Domingos Montagner, a arte e o Rio São Francisco

Uma crônica sobre as águas do Sertão, a morte do ator de Velho Chico e a vida que segue
Adriana Victor
Publicado em 16/09/2016 às 16:33
Uma crônica sobre as águas do Sertão, a morte do ator de Velho Chico e a vida que segue Foto: Caiuá Franco/TV Globo


Cena 1: Luzia toca sanfona, a música é Riacho do Navio, clássico de Luiz Gonzaga e Zé Dantas - ao fundo, o Rio São Francisco cortando o Sertão para bater no meio do mar. Cena 2: Tereza, Santo e Miguel estão sorrindo, se abraçam. “Nossa derradeira viagem de gravações, aqui de Velho Chico, encerrando esse épico maravilhoso, cheio de amor e de emoção.” Cena 3: Um escritor brasileiro pede para que parem o carro, queria andar a pé por Piranhas, cidade que pontilha com casas, coloridos e gente as margens do São Francisco. Estava encantado, primeira vez que via o cenário que havia descrito num romance.

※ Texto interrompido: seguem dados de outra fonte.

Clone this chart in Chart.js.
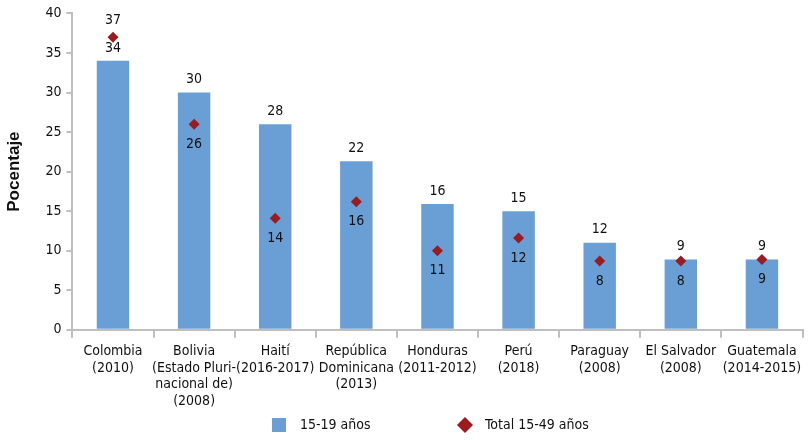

É Luiza ou Lucy quem toca a sanfona? Tereza, Santo e Miguel ou Camila, Domingos e Gabriel? O escritor era Ariano Suassuna, autor da História do Amor de Fernando e Isaura, o livro que corre pelo São Francisco. Foi ele também que, certo dia, provocou numa conversa: “Por que existem a dor e o sofrimento humano?”. E ainda: “O escritor é um sujeito que não se conforma com o mundo ao seu redor e cria o seu próprio mundo”. 

O RIO

O mundo do Sertão banhado pelo São Francisco é dos mais lindos que existem, pode acreditar. A terra seca, alinhavada por pedras pontiagudas e garranchos, é de repente cortada ao meio, rasgada por uma veia irrigada por água verde, viva e reluzente. Na beira do rio, os pés se afundam em areia branquinha e muito fina. Dentro dele, o banho nos une ao divino: frio e calor, imensidão, alegria, renascimento, batismo, Sertão: “Onde houver desespero, que eu leve a esperança”. 

 

O rio, muito especialmente no trecho entre Piranhas e Canindé do São Francisco, justo no local onde Domingos Montagner encantou-se, é daqueles lugares onde se quer voltar muitas vezes, que seja para revê-lo ou apresentar tudo a quem se quer muito bem. Há correntezas, redemoinhos, pedras submersas. Há garças planando as águas todo começo de manhã, todo o final de tarde; há banhos inesquecíveis sob sol forte e lua cheia; há gente sertaneja como só o sertanejo sabe e pode ser; há pitus avermelhados e cerveja gelada; há lavadeiras cuidando de suas roupas e crianças dando seus flecheiros; há barcos deslizando com suas velas (veias) abertas. Há vida: cortada em cenas, inventando e recriando o mundo ao redor. Há vida: épica, verdadeira e linda que segue como o rio, apesar da “dor e do sofrimento humano” - força e coragem, Luiz.  Viva Santo!